Any entry into the city would be problematic however as ISIS has been able to consolidate its strength in Mosul for a year and a half, embedding themselves and planning far ahead of any planned offensive, says Max Abrahms, professor of political science, and terrorism expert, at Northeastern University in Boston, U.S.

"The one thing that Islamic State is really great at is planting these IEDs and making it difficult for opponents to recapture territory," he says. "I would say that Mosul is the most important territory for Islamic State. So, I do think that there will be a much more significant loss of life," he adds. "It will also be harder because, as Islamic State gets flushed out of other areas, it must put up a major fight to defend what's left."

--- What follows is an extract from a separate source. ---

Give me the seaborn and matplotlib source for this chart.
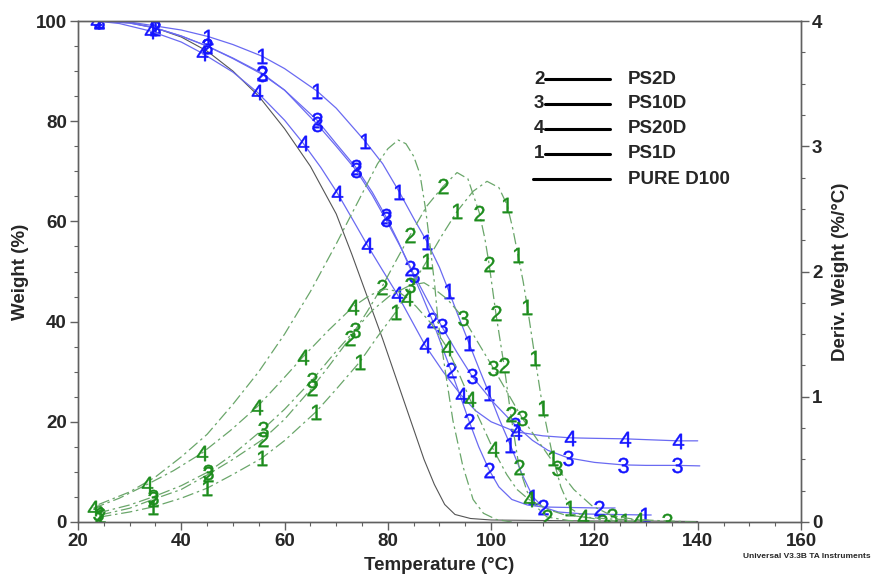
import matplotlib
matplotlib.use("Agg")
import matplotlib.pyplot as plt
from matplotlib.ticker import MultipleLocator
from matplotlib.lines import Line2D
import seaborn as sns

# ---- weight curves (%) ----
t_w1 = [24, 30, 35, 40, 45.2, 50, 55.6, 60, 66.3, 70, 75.6, 79, 82.2, 85, 87.6, 90, 91.8, 93.5,
        95.7, 97.7, 99.6, 101.5, 103.7, 106, 108.1, 110, 113, 118, 124, 129.8, 131]
w1 = [100, 99.8, 99.0, 98.2, 96.9, 95.3, 93.0, 90.5, 86.0, 82.6, 76.0, 71.5, 65.9, 60.6, 55.9, 50.8,
      46.1, 41.5, 35.7, 30.5, 25.7, 20.7, 15.4, 9.5, 5.0, 3.0, 2.0, 1.6, 1.5, 1.4, 1.4]
lab_w1 = [0, 2, 4, 6, 8, 10, 12, 14, 16, 18, 20, 22, 24, 29]

t_w2 = [24, 30, 35, 40, 45, 50, 55.6, 60, 66.3, 70, 73.8, 77, 79.6, 82, 84.3, 86.5, 88.6, 90.4,
        92.2, 94, 95.7, 97.6, 99.6, 101.5, 104, 107, 110, 115, 120.9, 124]
w2 = [100, 99.6, 98.6, 97.0, 95.0, 92.6, 89.6, 86.2, 80.2, 75.5, 70.8, 65.8, 61.0, 56.0, 50.7, 45.5,
      40.3, 35.3, 30.3, 25.2, 20.2, 15.0, 10.4, 7.0, 4.5, 3.4, 3.0, 2.9, 2.8, 2.8]
lab_w2 = [0, 2, 4, 6, 8, 10, 12, 14, 16, 18, 20, 22, 26, 28]

t_w3 = [24, 30, 35, 40, 45, 50, 55.6, 60, 66.3, 70, 73.8, 77, 79.6, 82.5, 85.1, 87.8, 90.4, 93.3,
        96.3, 100.5, 104.6, 108, 111, 114.9, 120, 125.5, 130, 136, 140.4]
w3 = [100, 99.6, 98.6, 97.0, 95.0, 92.5, 89.4, 86.2, 79.4, 75.0, 70.3, 65.2, 60.4, 54.8, 49.3, 44.0,
      39.1, 34.0, 29.1, 23.8, 19.4, 16.3, 14.3, 12.8, 11.9, 11.4, 11.3, 11.3, 11.2]
lab_w3 = [0, 2, 4, 6, 8, 10, 12, 14, 16, 18, 20, 23, 25, 27]

t_w4 = [23.5, 28, 34, 40, 44, 50, 54.7, 60, 63.6, 67, 70.2, 73, 76, 79, 81.8, 84.5, 87.2, 90.7,
        94.2, 97, 100, 104.8, 110, 115.3, 120, 125.9, 131, 136.2, 140]
w4 = [100, 99.5, 98.0, 95.8, 93.6, 89.8, 85.8, 80.2, 75.6, 70.8, 65.7, 60.7, 55.3, 50.2, 45.5, 40.4,
      35.3, 30.0, 25.3, 22.2, 20.0, 18.0, 17.2, 16.8, 16.7, 16.6, 16.4, 16.2, 16.2]
lab_w4 = [0, 2, 4, 6, 8, 10, 12, 14, 16, 18, 21, 23, 25, 27]

t_wp = [24, 30, 35, 40, 45, 50, 55, 60, 65, 70, 73, 76, 79, 82, 85, 87, 89, 91, 93, 96, 100,
        110, 120, 130, 140]
wp = [100, 99.7, 98.6, 96.8, 94.0, 90.0, 85.0, 78.5, 71.0, 61.5, 53.5, 45.0, 36.5, 27.5, 18.5,
      12.5, 7.5, 3.5, 1.5, 0.7, 0.4, 0.3, 0.2, 0.2, 0.1]

# ---- derivative curves (%/°C) ----
t_d1 = [24.3, 30, 34.5, 40, 45, 50, 55.6, 60, 66.1, 70, 74.6, 78, 81.6, 84.5, 87.5, 90.5, 93.4,
        96.5, 99.2, 101.5, 103.1, 104.2, 105.2, 106.2, 107, 108.5, 110, 112, 113.5, 115.3, 118,
        122, 126, 130]
d1 = [0.04, 0.08, 0.12, 0.19, 0.27, 0.38, 0.51, 0.65, 0.88, 1.06, 1.28, 1.48, 1.68, 1.88, 2.08,
      2.29, 2.48, 2.64, 2.72, 2.67, 2.53, 2.34, 2.13, 1.92, 1.72, 1.31, 0.91, 0.51, 0.28, 0.11,
      0.04, 0.012, 0.004, 0]
lab_d1 = [0, 2, 4, 6, 8, 10, 12, 14, 16, 20, 22, 24, 25, 26, 27, 29, 32]

t_d2 = [24.3, 30, 34.5, 40, 45.2, 50, 55.8, 60, 65.3, 68.5, 72.7, 76, 78.9, 81.5, 84.3, 87.5,
        90.7, 93.4, 95.5, 97.7, 98.8, 99.6, 100.9, 102.5, 103.8, 105.4, 107, 108.8, 110.8, 115,
        121.5]
d2 = [0.056, 0.11, 0.18, 0.26, 0.38, 0.50, 0.66, 0.82, 1.07, 1.24, 1.47, 1.68, 1.88, 2.08, 2.29,
      2.52, 2.68, 2.79, 2.74, 2.47, 2.26, 2.06, 1.67, 1.25, 0.86, 0.44, 0.24, 0.12, 0.04, 0.012, 0]
lab_d2 = [0, 2, 4, 6, 8, 10, 12, 14, 16, 19, 21, 22, 23, 24, 25, 28, 30]

t_d3 = [23.9, 30, 34.5, 40, 45.2, 50, 55.8, 60, 65.3, 69.5, 73.6, 77, 80.5, 84.3, 87, 89, 91.5,
        94.6, 97.5, 100.4, 103.2, 106, 109.4, 112.8, 116, 119.5, 123.4, 128, 134, 140]
d3 = [0.072, 0.136, 0.20, 0.29, 0.40, 0.54, 0.74, 0.90, 1.13, 1.34, 1.53, 1.69, 1.81, 1.89, 1.91,
      1.86, 1.78, 1.63, 1.43, 1.23, 1.03, 0.83, 0.63, 0.43, 0.26, 0.13, 0.05, 0.02, 0.008, 0]
lab_d3 = [0, 2, 4, 6, 8, 10, 13, 17, 19, 21, 23, 26, 28]

t_d4 = [23, 28, 33.4, 38.5, 44, 49.5, 54.7, 59, 63.6, 68.5, 73.3, 76.5, 79.5, 82, 83.7, 85.5,
        88.5, 91.5, 93.7, 95.9, 98.2, 100.4, 103, 105, 107.3, 111, 114, 117.8, 123, 128.4, 131]
d4 = [0.11, 0.19, 0.30, 0.41, 0.55, 0.73, 0.92, 1.11, 1.32, 1.53, 1.72, 1.81, 1.86, 1.84, 1.79,
      1.72, 1.58, 1.39, 1.19, 0.98, 0.78, 0.58, 0.38, 0.26, 0.18, 0.10, 0.06, 0.04, 0.024, 0.016,
      0.012]
lab_d4 = [0, 2, 4, 6, 8, 10, 14, 17, 19, 21, 24, 27, 29]

t_dp = [24, 30, 35, 40, 45, 50, 55, 60, 65, 70, 75, 78, 80, 82, 83.5, 85, 86.2, 87.3, 88.2, 89.1,
        89.7, 91.1, 92.6, 94.5, 96.5, 98.5, 101, 104]
dp = [0.14, 0.24, 0.36, 0.52, 0.70, 0.94, 1.20, 1.50, 1.84, 2.22, 2.62, 2.86, 2.98, 3.05, 3.02,
      2.92, 2.78, 2.50, 2.20, 1.88, 1.61, 1.21, 0.81, 0.45, 0.18, 0.07, 0.02, 0]

legend_digits = ["2", "3", "4", "1", ""]
legend_names = ["PS2D", "PS10D", "PS20D", "PS1D", "PURE D100"]

BLUE_LINE, BLUE_MARK = "#6a6af2", "#1414ff"
GREEN_LINE, GREEN_MARK = "#6aa66a", "#1c8c1c"
DASHDOT = (0, (9, 3, 2, 3))

sns.set_style("ticks")
plt.rcParams["font.family"] = ["Liberation Sans", "DejaVu Sans"]
plt.rcParams["mathtext.fontset"] = "custom"
plt.rcParams["mathtext.rm"] = "Liberation Sans"
plt.rcParams["mathtext.it"] = "Liberation Sans"

fig = plt.figure(figsize=(8.76, 5.75), dpi=100)
ax = fig.add_axes([78 / 876, 53 / 575, 723 / 876, 501 / 575])
ax2 = ax.twinx()


def curve(axis, x, y, digit, idx, color, mcolor, ls="-", lw=0.9):
    sns.lineplot(x=x, y=y, ax=axis, color=color, lw=lw, linestyle=ls, sort=False,
                 estimator=None,
                 marker=f"${digit}$" if digit else None, markevery=idx if digit else None,
                 markersize=11, mfc=mcolor, mec=mcolor, mew=0.3)


# weight curves
curve(ax, t_wp, wp, "", None, "#555555", "#555555", lw=0.8)
curve(ax, t_w1, w1, "1", lab_w1, BLUE_LINE, BLUE_MARK)
curve(ax, t_w2, w2, "2", lab_w2, BLUE_LINE, BLUE_MARK)
curve(ax, t_w3, w3, "3", lab_w3, BLUE_LINE, BLUE_MARK)
curve(ax, t_w4, w4, "4", lab_w4, BLUE_LINE, BLUE_MARK)

# derivative curves
curve(ax2, t_dp, dp, "", None, GREEN_LINE, GREEN_MARK, ls=DASHDOT)
curve(ax2, t_d1, d1, "1", lab_d1, GREEN_LINE, GREEN_MARK, ls=DASHDOT)
curve(ax2, t_d2, d2, "2", lab_d2, GREEN_LINE, GREEN_MARK, ls=DASHDOT)
curve(ax2, t_d3, d3, "3", lab_d3, GREEN_LINE, GREEN_MARK, ls=DASHDOT)
curve(ax2, t_d4, d4, "4", lab_d4, GREEN_LINE, GREEN_MARK, ls=DASHDOT)

ax.set_xlim(20, 160)
ax.set_ylim(0, 100)
ax2.set_ylim(0, 4)
ax.xaxis.set_major_locator(MultipleLocator(20))
ax.xaxis.set_minor_locator(MultipleLocator(5))
ax.yaxis.set_major_locator(MultipleLocator(20))
ax.yaxis.set_minor_locator(MultipleLocator(5))
ax2.yaxis.set_major_locator(MultipleLocator(1))
ax2.yaxis.set_minor_locator(MultipleLocator(0.25))

for a in (ax, ax2):
    for s in a.spines.values():
        s.set_color("#606060")
        s.set_linewidth(1.0)
    a.tick_params(which="major", direction="out", length=6, width=1, color="#606060",
                  labelsize=13.5, pad=2)
    a.tick_params(which="minor", direction="out", length=3, width=0.8, color="#606060")
    a.set_xlabel("")
    a.set_ylabel("")
    for lab in a.get_xticklabels() + a.get_yticklabels():
        lab.set_fontweight("bold")

ax.set_xlabel("Temperature (°C)", fontsize=13.5, fontweight="bold", labelpad=5)
ax.set_ylabel("Weight (%)", fontsize=13.5, fontweight="bold", labelpad=5)
ax2.set_ylabel("Deriv. Weight (%/°C)", fontsize=13.5, fontweight="bold", labelpad=7)

# legend block
for i, (dg, name) in enumerate(zip(legend_digits, legend_names)):
    yc = 1 - (79 + 25 * i) / 575
    if dg:
        fig.text(534 / 876, yc, dg, fontsize=13.5, fontweight="bold", va="center", ha="left")
    fig.add_artist(Line2D([545 / 876 if dg else 533 / 876, 610 / 876], [yc, yc],
                          color="black", lw=2.2, transform=fig.transFigure))
    fig.text(628 / 876, yc, name, fontsize=13.5, fontweight="bold", va="center", ha="left")

fig.text(743 / 876, 1 - 557 / 575, "Universal V3.3B TA Instruments", fontsize=6,
         fontweight="bold", va="center", ha="left")

fig.savefig("out.png", dpi=100)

The size of Mosul ultimately renders the city a more significant asset for the group than even Raqqa, in Syria, where U.S.-led coalition airstrikes have been predominantly focused. "Mosul will be a harder objective than Ramadi because it is a much larger city," says Warren. The KRSC official agrees that the battle for Mosul will be drawn out, as it is the prize each side wants. "ISIS will fight to the last bullet to hold onto Mosul. I think that they are even willing to give up Raqqa to keep Mosul. It is going to be a very bloody fight there."